### WHAT IS NEEDED
Write each line of the material exactly as given, from the top through the line that contains "import plotly.graph_objects as go", and omit all pictures.

☆ ☆ ☆ ☆ ☆

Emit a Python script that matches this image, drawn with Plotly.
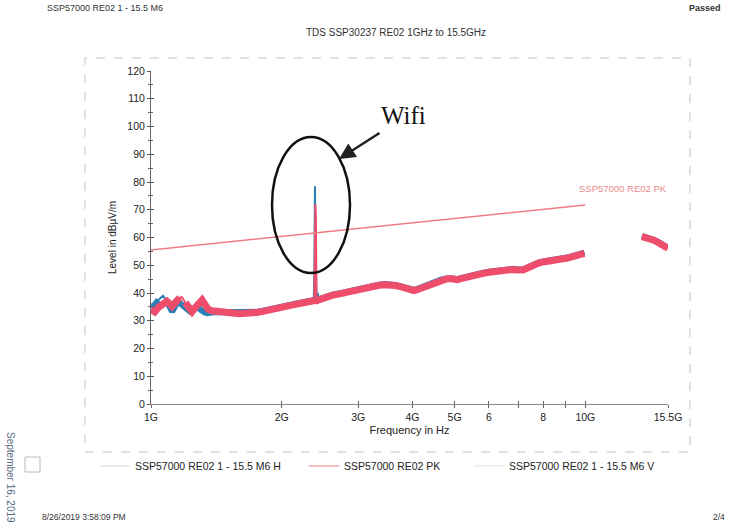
import math
import plotly.graph_objects as go

# ---------------- data ----------------
# Horizontal polarisation (blue), (frequency GHz, level dBuV/m)
H_POINTS = [
    (1.00, 34.8), (1.02, 35.8), (1.04, 37.5), (1.066, 39.0), (1.088, 37.0), (1.105, 34.5),
    (1.118, 33.3), (1.135, 35.0), (1.148, 36.9), (1.165, 36.3), (1.179, 35.5), (1.20, 34.3),
    (1.23, 33.3), (1.243, 33.6), (1.26, 34.3), (1.283, 35.0), (1.30, 34.0), (1.311, 33.4),
    (1.33, 33.0), (1.346, 32.7), (1.353, 32.8), (1.38, 33.0), (1.419, 33.1), (1.46, 33.1),
    (1.50, 33.0), (1.55, 33.0), (1.60, 32.7), (1.65, 32.9), (1.69, 32.8), (1.75, 33.2),
    (1.80, 33.5), (1.86, 34.1), (1.91, 34.4), (1.96, 34.8), (2.00, 35.2), (2.05, 35.4),
    (2.10, 35.8), (2.15, 36.1), (2.20, 36.4), (2.26, 36.6), (2.32, 37.2), (2.35, 37.0),
    (2.37, 37.4), (2.378, 50.0), (2.385, 78.5), (2.39, 60.0), (2.397, 40.0), (2.405, 37.0),
    (2.42, 37.6), (2.46, 38.0), (2.50, 38.5), (2.56, 39.0), (2.63, 39.5), (2.70, 39.8),
    (2.80, 40.4), (2.90, 40.8), (3.00, 41.2), (3.07, 41.8), (3.14, 42.4), (3.25, 42.8),
    (3.35, 43.0), (3.45, 43.2), (3.55, 43.2), (3.65, 42.9), (3.75, 42.5), (3.85, 41.8),
    (3.95, 41.3), (4.03, 41.1), (4.10, 41.4), (4.20, 42.1), (4.30, 42.7), (4.38, 43.2),
    (4.46, 43.7), (4.55, 44.3), (4.65, 44.8), (4.77, 45.2), (4.89, 45.4), (4.98, 45.2),
    (5.07, 45.0), (5.20, 45.5), (5.35, 46.1), (5.50, 46.6), (5.65, 47.0), (5.82, 47.3),
    (6.00, 47.7), (6.20, 48.1), (6.40, 48.5), (6.61, 48.7), (6.80, 48.7), (7.00, 48.5),
    (7.21, 48.6), (7.40, 49.4), (7.60, 50.4), (7.80, 51.0), (7.99, 51.4), (8.20, 51.6),
    (8.40, 51.9), (8.65, 52.1), (8.88, 52.3), (9.10, 52.8), (9.30, 53.2), (9.55, 53.7),
    (9.75, 54.1), (9.95, 54.5), (11.5, None),
    (13.5, 60.5), (13.8, 60.2), (14.1, 59.7), (14.33, 59.3), (14.6, 58.7), (14.8, 58.2),
    (15.0, 57.5), (15.25, 56.9), (15.5, 56.3),
]

# Vertical polarisation (red), (frequency GHz, level dBuV/m)
V_POINTS = [
    (1.00, 34.0), (1.02, 33.2), (1.04, 34.8), (1.066, 36.0), (1.088, 37.0), (1.105, 36.0),
    (1.118, 35.2), (1.135, 36.5), (1.148, 37.5), (1.165, 38.3), (1.179, 38.5), (1.20, 36.5),
    (1.23, 34.0), (1.243, 33.3), (1.26, 34.5), (1.283, 36.3), (1.30, 37.2), (1.311, 37.5),
    (1.33, 36.0), (1.346, 34.6), (1.353, 34.2), (1.38, 33.6), (1.419, 33.3), (1.46, 33.0),
    (1.50, 32.8), (1.55, 32.9), (1.60, 32.5), (1.65, 32.7), (1.69, 32.6), (1.75, 33.0),
    (1.80, 33.3), (1.86, 33.9), (1.91, 34.2), (1.96, 34.6), (2.00, 35.0), (2.05, 35.2),
    (2.10, 35.6), (2.15, 35.9), (2.20, 36.2), (2.26, 36.4), (2.32, 37.0), (2.35, 36.8),
    (2.37, 37.2), (2.378, 38.0), (2.385, 60.0), (2.39, 72.0), (2.397, 67.0), (2.405, 38.0),
    (2.42, 37.4), (2.46, 37.8), (2.50, 38.3), (2.56, 38.8), (2.63, 39.3), (2.70, 39.6),
    (2.80, 40.2), (2.90, 40.6), (3.00, 41.0), (3.07, 41.6), (3.14, 42.2), (3.25, 42.6),
    (3.35, 42.8), (3.45, 43.0), (3.55, 43.0), (3.65, 42.7), (3.75, 42.3), (3.85, 41.6),
    (3.95, 41.1), (4.03, 40.9), (4.10, 41.2), (4.20, 41.9), (4.30, 42.5), (4.38, 43.0),
    (4.46, 43.5), (4.55, 44.1), (4.65, 44.6), (4.77, 45.0), (4.89, 45.2), (4.98, 45.0),
    (5.07, 44.8), (5.20, 45.3), (5.35, 45.9), (5.50, 46.4), (5.65, 46.8), (5.82, 47.1),
    (6.00, 47.5), (6.20, 47.9), (6.40, 48.3), (6.61, 48.5), (6.80, 48.5), (7.00, 48.3),
    (7.21, 48.4), (7.40, 49.2), (7.60, 50.2), (7.80, 50.8), (7.99, 51.2), (8.20, 51.4),
    (8.40, 51.7), (8.65, 51.9), (8.88, 52.1), (9.10, 52.6), (9.30, 53.0), (9.55, 53.5),
    (9.75, 53.9), (9.95, 54.3), (11.5, None),
    (13.5, 60.3), (13.8, 60.0), (14.1, 59.5), (14.33, 59.1), (14.6, 58.5), (14.8, 58.0),
    (15.0, 57.3), (15.25, 56.7), (15.5, 56.1),
]

# Limit line "SSP57000 RE02 PK"
LIMIT_FREQ_GHZ = [1.0, 10.0]
LIMIT_LEVEL = [55.5, 71.7]

# Axis ticks
X_TICK_GHZ = [1, 2, 3, 4, 5, 6, 7, 8, 9, 10, 15.5]
X_TICK_TEXT = ["1G", "2G", "3G", "4G", "5G", "6", "", "8", "", "10G", "15.5G"]
Y_RANGE = [0, 120]

NAME_H = "SSP57000 RE02 1 - 15.5 M6 H"
NAME_PK = "SSP57000 RE02 PK"
NAME_V = "SSP57000 RE02 1 - 15.5 M6 V"

# ---------------- figure ----------------
FONT = "Arial, Liberation Sans, sans-serif"
RED = "#ee4d6c"
BLUE = "#2b7fb6"
LIMIT_RED = "#ef7c84"


def split_spike(points):
    """Broad-band part (thick pen) vs. narrow spike part (thin pen) of a sweep."""
    xs, ys, broad = [], [], []
    n = len(points)
    for i, (f, v) in enumerate(points):
        xs.append(f * 1e9)
        ys.append(v)
        window = [points[j][1] for j in range(i - 2, i + 3) if 0 <= j < n]
        is_spike = False
        if v is not None and len(window) == 5 and None not in window:
            is_spike = v > min(window[0], window[4]) + 4
        broad.append(None if is_spike else v)
    return xs, ys, broad


hx, hy, hb = split_spike(H_POINTS)
vx, vy, vb = split_spike(V_POINTS)
lx = [f * 1e9 for f in LIMIT_FREQ_GHZ]
tickvals = [f * 1e9 for f in X_TICK_GHZ]
xr = [math.log10(1e9), math.log10(15.5e9)]

fig = go.Figure()
fig.add_trace(go.Scatter(x=hx, y=hy, mode="lines", line=dict(color=BLUE, width=2),
                         showlegend=False))
fig.add_trace(go.Scatter(x=hx, y=hb, mode="lines", line=dict(color=BLUE, width=6),
                         showlegend=False))
fig.add_trace(go.Scatter(x=vx, y=vy, mode="lines", line=dict(color=RED, width=2),
                         showlegend=False))
fig.add_trace(go.Scatter(x=vx, y=vb, mode="lines", line=dict(color=RED, width=7),
                         showlegend=False))
fig.add_trace(go.Scatter(x=lx, y=LIMIT_LEVEL, mode="lines", line=dict(color=LIMIT_RED, width=1.5),
                         showlegend=False))
# legend entries (faint, as in the scanned printout)
fig.add_trace(go.Scatter(x=[None], y=[None], mode="lines", name=NAME_H, legend="legend",
                         line=dict(color="#d8d8d8", width=1)))
fig.add_trace(go.Scatter(x=[None], y=[None], mode="lines", name=NAME_PK, legend="legend2",
                         line=dict(color=LIMIT_RED, width=1)))
fig.add_trace(go.Scatter(x=[None], y=[None], mode="lines", name=NAME_V, legend="legend3",
                         line=dict(color="#e0e0e0", width=1)))
# overlay axes for the inner half of the cross ticks
fig.add_trace(go.Scatter(x=[None], y=[None], xaxis="x2", yaxis="y2", showlegend=False,
                         hoverinfo="skip"))

L, R, T, B = 151, 67, 71, 125
W, H = 735, 529
PW, PH = W - L - R, H - T - B


def px(xp):
    return (xp - L) / PW


def py(yp):
    return (H - B - yp) / PH


common_x = dict(type="log", range=xr, tickvals=tickvals, showgrid=False, zeroline=False)
common_y = dict(range=Y_RANGE, dtick=10, showgrid=False, zeroline=False)


def legend_at(text_left):
    return dict(orientation="h", x=px(text_left - 41), y=py(466), xanchor="left", yanchor="middle",
                font=dict(size=10.5, color="#222"), bgcolor="rgba(0,0,0,0)")


fig.update_layout(
    width=W, height=H,
    margin=dict(l=L, r=R, t=T, b=B),
    paper_bgcolor="white", plot_bgcolor="white",
    font=dict(family=FONT, color="#222", size=10),
    xaxis=dict(**common_x, ticktext=X_TICK_TEXT, ticks="outside", ticklen=3, tickcolor="#666",
               showline=True, linecolor="#8a8a8a", linewidth=1,
               tickfont=dict(size=10.5, color="#222"),
               title=dict(text="Frequency in Hz", font=dict(size=11, color="#222"), standoff=4)),
    yaxis=dict(**common_y, ticks="outside", ticklen=3, tickcolor="#555",
               showline=True, linecolor="#666", linewidth=1,
               minor=dict(dtick=5, ticks="outside", ticklen=2, tickcolor="#666"),
               tickfont=dict(size=10.5, color="#222"),
               title=dict(text="Level in dBµV/m", font=dict(size=10, color="#222"), standoff=8)),
    xaxis2=dict(**common_x, overlaying="x", showticklabels=False, ticks="inside", ticklen=3,
                tickcolor="#666", showline=False),
    yaxis2=dict(**common_y, overlaying="y", showticklabels=False, ticks="inside", ticklen=3,
                tickcolor="#555", showline=False,
                minor=dict(dtick=5, ticks="inside", ticklen=2, tickcolor="#666")),
    legend=legend_at(136),
    legend2=legend_at(345),
    legend3=legend_at(510),
    showlegend=True,
)

ann = []
ann.append(dict(text="SSP57000 RE02 1 - 15.5 M6", x=px(45), y=py(8), xanchor="left", yanchor="middle",
                font=dict(size=9, color="#333")))
ann.append(dict(text="<b>Passed</b>", x=px(723), y=py(8), xanchor="right", yanchor="middle",
                font=dict(size=9, color="#333")))
ann.append(dict(text="TDS SSP30237 RE02 1GHz to 15.5GHz", x=px(396), y=py(33), xanchor="center",
                yanchor="middle", font=dict(size=10, color="#333")))
ann.append(dict(text="8/26/2019 3:58:09 PM", x=px(40), y=py(517), xanchor="left", yanchor="middle",
                font=dict(size=8.5, color="#333")))
ann.append(dict(text="2/4", x=px(727), y=py(517), xanchor="right", yanchor="middle",
                font=dict(size=8.5, color="#333")))
ann.append(dict(text="September 16, 2019", x=px(11), y=py(477), xanchor="center", yanchor="middle",
                textangle=90, font=dict(size=10, color="#5a6a82")))
ann.append(dict(text=NAME_PK, x=math.log10(12.2e9), y=77.5, xref="x", yref="y", xanchor="center",
                yanchor="middle", font=dict(size=9.5, color="#e88a8a")))
ann.append(dict(text="Wifi", x=px(403), y=py(115), xanchor="center", yanchor="middle",
                font=dict(size=25, color="#111", family="Liberation Serif, Times New Roman, serif")))
ann.append(dict(text="", x=px(339), y=py(159), showarrow=True, ax=42, ay=-27,
                arrowhead=2, arrowsize=1.3, arrowwidth=2.5, arrowcolor="#222"))
for a in ann:
    a.setdefault("xref", "paper")
    a.setdefault("yref", "paper")
    a.setdefault("showarrow", False)
fig.update_layout(annotations=ann)

shapes = [
    dict(type="circle", xref="paper", yref="paper", x0=px(272), x1=px(350), y0=py(273), y1=py(137),
         line=dict(color="#111", width=2.5)),
    dict(type="rect", xref="paper", yref="paper", x0=px(85), x1=px(690), y0=py(452), y1=py(58),
         line=dict(color="#c4c4c4", width=1, dash="dash")),
    dict(type="rect", xref="paper", yref="paper", x0=px(25), x1=px(40), y0=py(472), y1=py(457),
         line=dict(color="#b8b8b8", width=1)),
]
fig.update_layout(shapes=shapes)

fig.write_html("out.html")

☆ ☆ ☆ ☆ ☆

### EXERCISE RESPONSE
Emit a Python script that matches this image, drawn with Plotly.
import math
import plotly.graph_objects as go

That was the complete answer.